Americans are moving into real estate at a blistering pace. Only this time, they aren't snatching up McMansions or even fixer-uppers. They are moving into one of the real estate industry's few bright spots: shares of professionally managed property portfolios.
So far this year, investors have poured roughly $6 billion into publicly traded funds of U.S. real-estate investment trusts, or REITs, which mostly buy commercial properties like apartment buildings, office parks and shopping malls. That is up 18% from all of 2010 and 400% from 2009, and a pace unseen since before the financial crisis, according to Citigroup Global Markets.
Though striking, investing pros say the move isn't surprising, given investors' appetite for income. Through October, the FTSE Nareit All Equity REITs index, which tracks property REITs, had a return of more than 7%, including dividends. By comparison, the Standard & Poor's 500-stock index was up 1% and change.
"When almost everything else is down, you usually count on these wild cards to be up," says Lois Carrier, president of Carrier & Maurice Investment Advisors in Johnson City, Tenn.
Still, some advisers caution that isn't always true. The European debt crisis that escalated over the summer hit REITs along with the rest of U.S. markets.

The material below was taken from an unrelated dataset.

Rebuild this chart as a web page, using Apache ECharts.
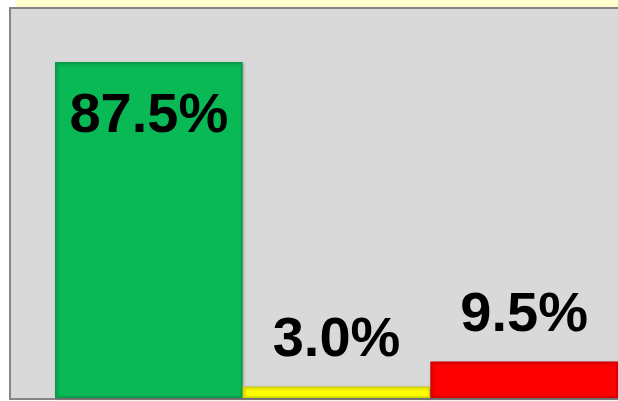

Total returns for the Nareit index tanked during the third quarter, falling 15%, compared to the S&P's decline of 14%. Indeed, while sold as a portfolio diversifier, these funds have at times moved in lockstep with the stock market since the market meltdown of 2008, when REITs plunged 38% nearly the same performance as the S&P 500. (Longer term, there is greater separation: Over the past 10 years, property REITs have compound annual total returns of 11%, compared to about 4% for stocks.)
That said, many advisers see plenty of upside in REITs. Some commercial real estate, they point out, hasn't gone through the same prolonged slump as the residential market and in fact recovered a while ago. REITs focusing on apartment buildings in particular have flourished, thanks to tight mortgage lending, renters who have put off buying a house and foreclosed homeowners who are now renting instead, says Aaron Schindler, managing director at New York-based Wealth Advisory Group.
Total returns on apartment buildings and self-storage properties average about 10% and 22%, respectively, year to date through Nov. 9, according to the National Association of Real Estate Investment Trusts.
Since most REITs employ some degree of leverage, they often do well in a low interest-rate environment like we are in now.
But because rents also tend to rise with inflation, REITs can be used as an inflation hedge, says P.J. Gardner, an adviser and founding partner at AGW Capital Advisors, an investment consulting firm. Those increased rents get passed through to shareholders; by law, REITs must pay at least 90% of their taxable income rents less expenses to their shareholders.
Those dividends offset some of the risks, especially in the current low-rate environment, says Jeff Sica, president and chief investment officer at Sica Wealth Management, a financial advisory firm.
His more conservative clients have no more than 5% of their overall portfolios in REITs, while more aggressive ones have up to 10%.
"This has everything to do with the fact that there's a hunger for yield," he says.